Stored data:

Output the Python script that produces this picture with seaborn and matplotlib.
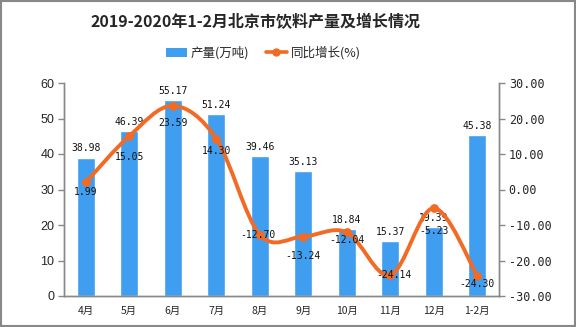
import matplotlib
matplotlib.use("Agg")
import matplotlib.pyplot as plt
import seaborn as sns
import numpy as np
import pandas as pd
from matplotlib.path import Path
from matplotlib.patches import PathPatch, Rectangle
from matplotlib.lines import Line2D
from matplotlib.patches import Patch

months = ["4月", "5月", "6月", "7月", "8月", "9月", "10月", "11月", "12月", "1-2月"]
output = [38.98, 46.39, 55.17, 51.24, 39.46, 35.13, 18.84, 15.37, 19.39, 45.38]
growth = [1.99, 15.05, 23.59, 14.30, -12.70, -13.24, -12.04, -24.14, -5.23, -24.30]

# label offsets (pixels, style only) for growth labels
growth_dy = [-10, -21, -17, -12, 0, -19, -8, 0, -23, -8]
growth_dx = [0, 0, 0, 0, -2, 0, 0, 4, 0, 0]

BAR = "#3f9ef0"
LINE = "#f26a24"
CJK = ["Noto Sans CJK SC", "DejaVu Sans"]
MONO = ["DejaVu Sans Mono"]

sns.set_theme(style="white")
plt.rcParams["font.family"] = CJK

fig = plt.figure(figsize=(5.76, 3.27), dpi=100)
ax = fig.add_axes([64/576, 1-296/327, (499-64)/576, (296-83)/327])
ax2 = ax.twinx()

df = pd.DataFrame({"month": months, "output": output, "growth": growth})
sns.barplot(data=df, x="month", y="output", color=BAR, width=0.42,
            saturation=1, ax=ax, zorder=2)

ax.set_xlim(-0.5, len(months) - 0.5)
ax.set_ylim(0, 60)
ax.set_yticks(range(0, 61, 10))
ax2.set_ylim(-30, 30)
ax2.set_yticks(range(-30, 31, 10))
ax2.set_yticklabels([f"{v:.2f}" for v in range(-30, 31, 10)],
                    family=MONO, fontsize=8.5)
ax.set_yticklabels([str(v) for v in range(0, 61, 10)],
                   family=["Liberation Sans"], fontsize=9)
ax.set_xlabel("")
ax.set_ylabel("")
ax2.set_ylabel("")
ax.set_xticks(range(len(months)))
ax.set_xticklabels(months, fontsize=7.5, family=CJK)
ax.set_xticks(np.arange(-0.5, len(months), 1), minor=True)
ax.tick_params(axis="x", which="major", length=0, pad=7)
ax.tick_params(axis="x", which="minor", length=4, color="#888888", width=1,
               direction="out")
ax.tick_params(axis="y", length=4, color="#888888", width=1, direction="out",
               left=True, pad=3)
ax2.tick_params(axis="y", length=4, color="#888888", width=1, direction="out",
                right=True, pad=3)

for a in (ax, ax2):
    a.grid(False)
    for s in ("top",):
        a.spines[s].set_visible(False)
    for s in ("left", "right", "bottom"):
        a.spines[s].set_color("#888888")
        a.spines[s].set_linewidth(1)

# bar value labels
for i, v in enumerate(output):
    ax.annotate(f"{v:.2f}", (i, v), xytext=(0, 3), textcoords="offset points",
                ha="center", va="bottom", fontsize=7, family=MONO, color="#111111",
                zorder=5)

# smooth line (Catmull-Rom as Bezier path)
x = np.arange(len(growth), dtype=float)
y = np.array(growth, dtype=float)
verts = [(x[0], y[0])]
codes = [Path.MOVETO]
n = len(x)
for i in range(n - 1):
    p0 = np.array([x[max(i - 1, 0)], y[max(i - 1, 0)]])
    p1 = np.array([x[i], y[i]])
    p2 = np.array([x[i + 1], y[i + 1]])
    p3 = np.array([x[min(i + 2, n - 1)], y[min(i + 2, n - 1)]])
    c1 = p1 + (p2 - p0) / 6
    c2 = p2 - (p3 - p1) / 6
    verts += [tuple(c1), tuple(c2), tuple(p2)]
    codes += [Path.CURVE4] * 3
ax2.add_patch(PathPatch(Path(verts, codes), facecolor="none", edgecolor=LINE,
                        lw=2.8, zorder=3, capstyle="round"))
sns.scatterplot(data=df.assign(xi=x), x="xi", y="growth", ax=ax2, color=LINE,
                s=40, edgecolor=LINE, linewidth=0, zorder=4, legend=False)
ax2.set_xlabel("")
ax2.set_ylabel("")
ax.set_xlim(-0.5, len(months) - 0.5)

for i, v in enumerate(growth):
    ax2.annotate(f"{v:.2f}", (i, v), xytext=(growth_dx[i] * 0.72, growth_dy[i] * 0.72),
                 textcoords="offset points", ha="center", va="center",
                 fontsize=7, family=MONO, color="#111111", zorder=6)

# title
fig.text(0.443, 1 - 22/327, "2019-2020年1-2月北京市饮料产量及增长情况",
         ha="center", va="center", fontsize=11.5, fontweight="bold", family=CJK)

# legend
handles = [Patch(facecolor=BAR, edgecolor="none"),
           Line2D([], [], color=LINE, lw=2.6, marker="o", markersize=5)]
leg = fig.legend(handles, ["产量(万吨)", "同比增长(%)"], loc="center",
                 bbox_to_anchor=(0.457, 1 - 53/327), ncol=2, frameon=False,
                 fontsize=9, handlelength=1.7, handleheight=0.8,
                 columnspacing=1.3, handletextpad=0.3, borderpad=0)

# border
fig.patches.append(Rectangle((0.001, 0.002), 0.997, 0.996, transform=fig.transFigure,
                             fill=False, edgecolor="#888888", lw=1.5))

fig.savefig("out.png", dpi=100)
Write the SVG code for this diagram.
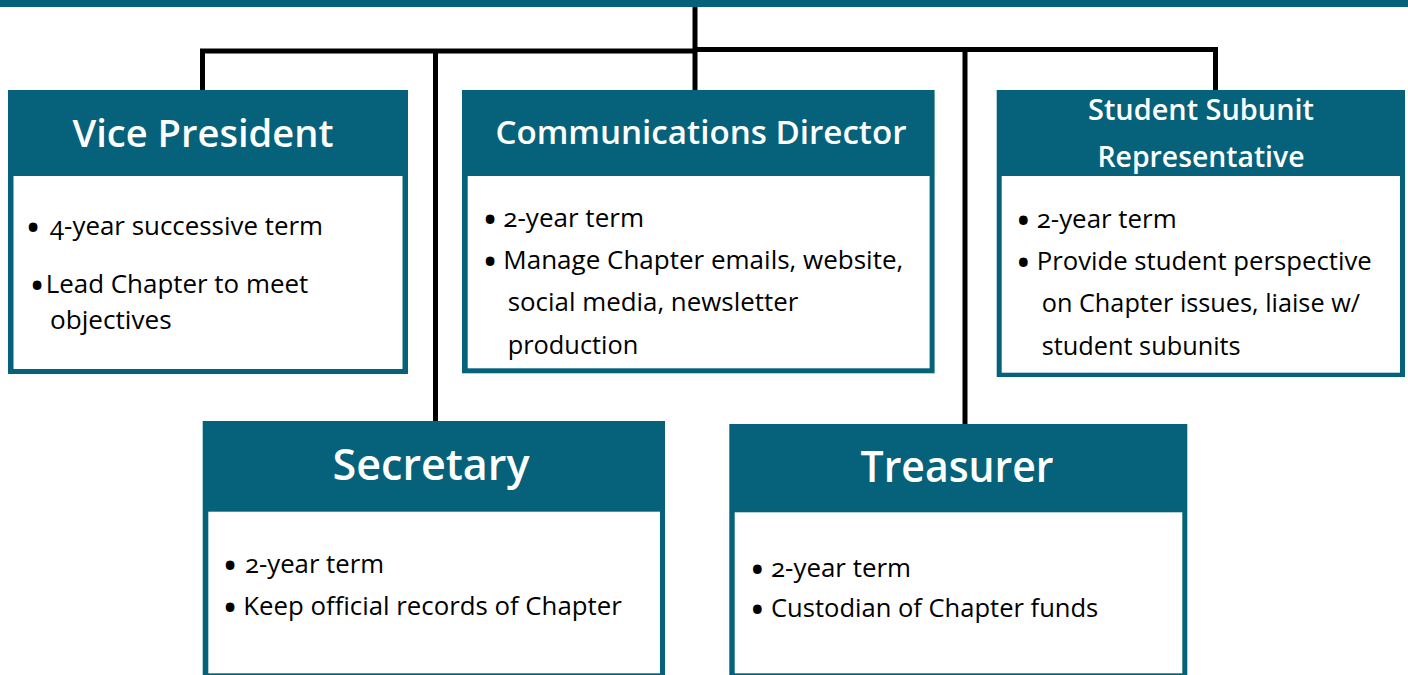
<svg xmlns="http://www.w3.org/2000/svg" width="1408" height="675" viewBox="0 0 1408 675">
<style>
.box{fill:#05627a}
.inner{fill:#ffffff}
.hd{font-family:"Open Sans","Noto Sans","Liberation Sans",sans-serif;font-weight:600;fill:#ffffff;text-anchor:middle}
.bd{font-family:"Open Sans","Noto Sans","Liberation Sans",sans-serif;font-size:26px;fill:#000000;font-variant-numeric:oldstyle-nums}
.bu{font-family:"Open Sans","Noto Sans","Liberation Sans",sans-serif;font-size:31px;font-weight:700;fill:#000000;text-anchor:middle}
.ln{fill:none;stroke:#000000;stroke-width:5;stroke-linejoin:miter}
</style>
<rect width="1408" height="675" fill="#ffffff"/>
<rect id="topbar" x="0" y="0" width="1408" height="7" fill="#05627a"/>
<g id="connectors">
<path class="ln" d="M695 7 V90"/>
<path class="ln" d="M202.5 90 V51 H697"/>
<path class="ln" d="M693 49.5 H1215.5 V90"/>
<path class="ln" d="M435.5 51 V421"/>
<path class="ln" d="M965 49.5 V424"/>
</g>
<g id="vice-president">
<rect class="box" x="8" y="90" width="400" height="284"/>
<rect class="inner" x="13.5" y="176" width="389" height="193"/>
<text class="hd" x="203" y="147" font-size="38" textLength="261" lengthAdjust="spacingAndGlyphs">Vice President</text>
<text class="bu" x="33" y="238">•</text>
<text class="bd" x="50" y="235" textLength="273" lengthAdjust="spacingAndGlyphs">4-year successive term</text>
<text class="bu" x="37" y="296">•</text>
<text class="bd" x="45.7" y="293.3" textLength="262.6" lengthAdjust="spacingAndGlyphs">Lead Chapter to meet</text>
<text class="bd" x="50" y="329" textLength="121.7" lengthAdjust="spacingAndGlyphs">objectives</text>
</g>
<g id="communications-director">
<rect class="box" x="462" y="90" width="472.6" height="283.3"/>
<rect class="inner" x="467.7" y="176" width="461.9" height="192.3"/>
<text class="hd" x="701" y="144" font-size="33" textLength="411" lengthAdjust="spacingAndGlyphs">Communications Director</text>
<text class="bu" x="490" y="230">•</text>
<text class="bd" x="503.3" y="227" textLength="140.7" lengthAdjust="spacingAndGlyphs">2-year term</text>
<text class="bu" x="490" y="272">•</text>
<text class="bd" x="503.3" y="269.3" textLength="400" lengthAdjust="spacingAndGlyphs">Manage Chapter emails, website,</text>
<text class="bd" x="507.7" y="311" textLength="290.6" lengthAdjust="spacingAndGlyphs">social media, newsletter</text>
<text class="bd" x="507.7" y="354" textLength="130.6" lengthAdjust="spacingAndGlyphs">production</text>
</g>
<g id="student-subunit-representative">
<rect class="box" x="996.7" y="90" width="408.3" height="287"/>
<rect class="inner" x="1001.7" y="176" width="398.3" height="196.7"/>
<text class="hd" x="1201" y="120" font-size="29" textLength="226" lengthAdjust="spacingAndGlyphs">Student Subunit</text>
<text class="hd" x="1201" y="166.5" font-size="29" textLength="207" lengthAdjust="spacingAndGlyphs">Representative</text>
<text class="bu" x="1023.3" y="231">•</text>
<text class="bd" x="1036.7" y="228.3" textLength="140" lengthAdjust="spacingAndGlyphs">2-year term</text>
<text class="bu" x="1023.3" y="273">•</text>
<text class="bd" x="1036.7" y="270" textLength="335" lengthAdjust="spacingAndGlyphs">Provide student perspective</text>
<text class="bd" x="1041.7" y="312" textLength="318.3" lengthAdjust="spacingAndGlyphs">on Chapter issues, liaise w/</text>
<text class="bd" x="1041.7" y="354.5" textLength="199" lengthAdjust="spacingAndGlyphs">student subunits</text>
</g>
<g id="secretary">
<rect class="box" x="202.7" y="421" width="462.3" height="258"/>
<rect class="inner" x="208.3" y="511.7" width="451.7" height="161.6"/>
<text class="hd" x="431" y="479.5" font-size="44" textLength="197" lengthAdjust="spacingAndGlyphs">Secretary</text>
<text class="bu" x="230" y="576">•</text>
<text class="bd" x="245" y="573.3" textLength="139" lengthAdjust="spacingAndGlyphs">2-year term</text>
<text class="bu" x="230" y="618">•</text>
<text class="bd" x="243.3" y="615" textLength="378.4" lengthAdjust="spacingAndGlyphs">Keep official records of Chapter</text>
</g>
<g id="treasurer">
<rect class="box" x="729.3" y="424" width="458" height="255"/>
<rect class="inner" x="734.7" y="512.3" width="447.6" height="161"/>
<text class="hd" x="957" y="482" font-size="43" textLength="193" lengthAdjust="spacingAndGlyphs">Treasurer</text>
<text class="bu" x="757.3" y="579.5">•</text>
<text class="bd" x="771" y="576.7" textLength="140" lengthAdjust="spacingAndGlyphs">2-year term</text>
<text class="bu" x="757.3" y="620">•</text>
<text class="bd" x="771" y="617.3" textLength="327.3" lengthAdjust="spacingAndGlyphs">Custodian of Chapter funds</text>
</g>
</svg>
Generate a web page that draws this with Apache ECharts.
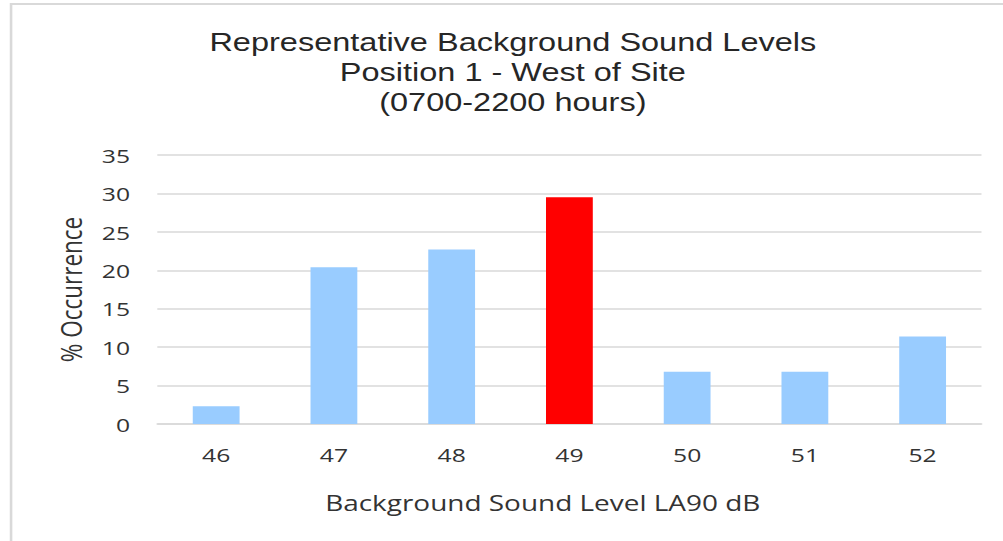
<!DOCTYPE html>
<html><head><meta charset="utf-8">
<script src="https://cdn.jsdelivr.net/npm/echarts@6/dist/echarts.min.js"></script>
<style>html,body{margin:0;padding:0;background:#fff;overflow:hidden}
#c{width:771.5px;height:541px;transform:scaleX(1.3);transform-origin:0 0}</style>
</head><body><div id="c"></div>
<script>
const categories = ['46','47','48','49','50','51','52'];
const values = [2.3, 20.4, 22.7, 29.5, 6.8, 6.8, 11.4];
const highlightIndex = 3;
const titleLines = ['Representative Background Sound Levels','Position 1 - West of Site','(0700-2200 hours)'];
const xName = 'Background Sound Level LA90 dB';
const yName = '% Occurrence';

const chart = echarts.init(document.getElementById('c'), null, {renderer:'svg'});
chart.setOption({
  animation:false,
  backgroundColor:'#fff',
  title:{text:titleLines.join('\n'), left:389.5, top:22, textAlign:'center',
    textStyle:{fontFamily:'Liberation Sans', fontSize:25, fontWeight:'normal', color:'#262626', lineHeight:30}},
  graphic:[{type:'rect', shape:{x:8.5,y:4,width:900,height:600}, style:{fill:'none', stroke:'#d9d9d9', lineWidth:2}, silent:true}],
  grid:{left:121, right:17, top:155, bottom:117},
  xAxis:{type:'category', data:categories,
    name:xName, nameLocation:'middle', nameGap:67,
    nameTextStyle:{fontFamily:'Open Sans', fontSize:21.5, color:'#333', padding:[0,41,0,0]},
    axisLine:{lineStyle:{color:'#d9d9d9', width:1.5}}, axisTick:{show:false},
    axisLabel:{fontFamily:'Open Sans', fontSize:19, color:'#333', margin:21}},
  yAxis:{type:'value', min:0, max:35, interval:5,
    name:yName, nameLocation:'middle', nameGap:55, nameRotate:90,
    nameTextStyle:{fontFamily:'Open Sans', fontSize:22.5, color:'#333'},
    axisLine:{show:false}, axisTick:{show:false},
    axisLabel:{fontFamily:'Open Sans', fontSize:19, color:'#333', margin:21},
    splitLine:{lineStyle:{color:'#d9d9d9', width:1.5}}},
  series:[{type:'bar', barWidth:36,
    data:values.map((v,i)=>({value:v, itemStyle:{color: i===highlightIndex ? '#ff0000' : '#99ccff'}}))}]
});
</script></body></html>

Requirement: Go through the preceding material and copy each line that has the word "this".

Expected output:
Output the Python script that produces this picture with seaborn and matplotlib.
Write the SVG code for this diagram.
Generate a web page that draws this with Apache ECharts.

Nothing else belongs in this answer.